The map provides an enormous amount of information: color-coding to indicate population density (yellow for “densest,” green for “sparsely populated”); tiny pictorial symbols indicating predominant forms of economic activity (including for example, farming, dairy, quarrying, oysters and ice!); and, most unusually, numbers indicating the number of newspapers in each town or city (with both Boston and Middletown, CT boasting 3!)

Per the title, the map was issued as a companion to C. H. Guild & Co.’s Advertising in New England, a handbook of which I find but one institutional holding (OCLC #181325399, AAS only).  The two seem to have been issued separately, as the map offered here bears no signs of having been bound in a text, and the AAS copy of the Handbook does not have a map.

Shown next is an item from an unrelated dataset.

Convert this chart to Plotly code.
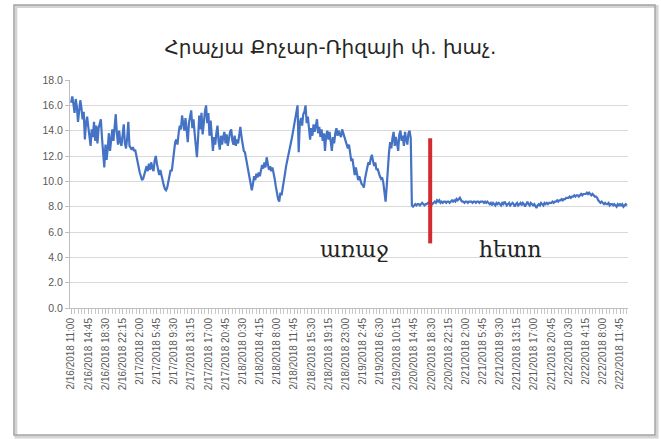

“A newspaper map of New England accompanies the New England advertising handbook, issued for the current year by C. H. Guild & Co of this city. The list of daily, weekly and monthly publications in this territory is complete and reliable. Circulations and advertising rates have been collected with extreme care. The Boston Globe is written down as having a circulation far in excess of thilt of any other newspaper published In this city, or in any other city in the six New England states. The Globe is credited with a lead of many, many thousands. This is but another proof from an expert source of the popularity of the people’s paper. The book contains descriptions of 1297 newspapers, of which 167 are printed in Maine, 110 in New Hampshire, 81 in Vermont, 662 in Massachusetts, 73 in Rhode Island and 201 in Connecticut. There is a mass of valuable information concerning the population of towns, their banking and railroad facilities and their principal industries. Everything is included which may be of use to the advertiser or the advertising agent. The volume is neatly bound in blue cloth, which is lettered in gold.” (Boston Globe, vol. XLIX no. 174 (June 22, 1896), p. 5)

I find no other examples of the map having appeared on the antiquarian market and no record of any institutional holdings.  Not in OCLC, Phillips, Rumsey, Antique Map Price Record or Rare Book Hub, and not in the on-line catalogs of the Boston Athenaeum, Boston Public Library or Harvard.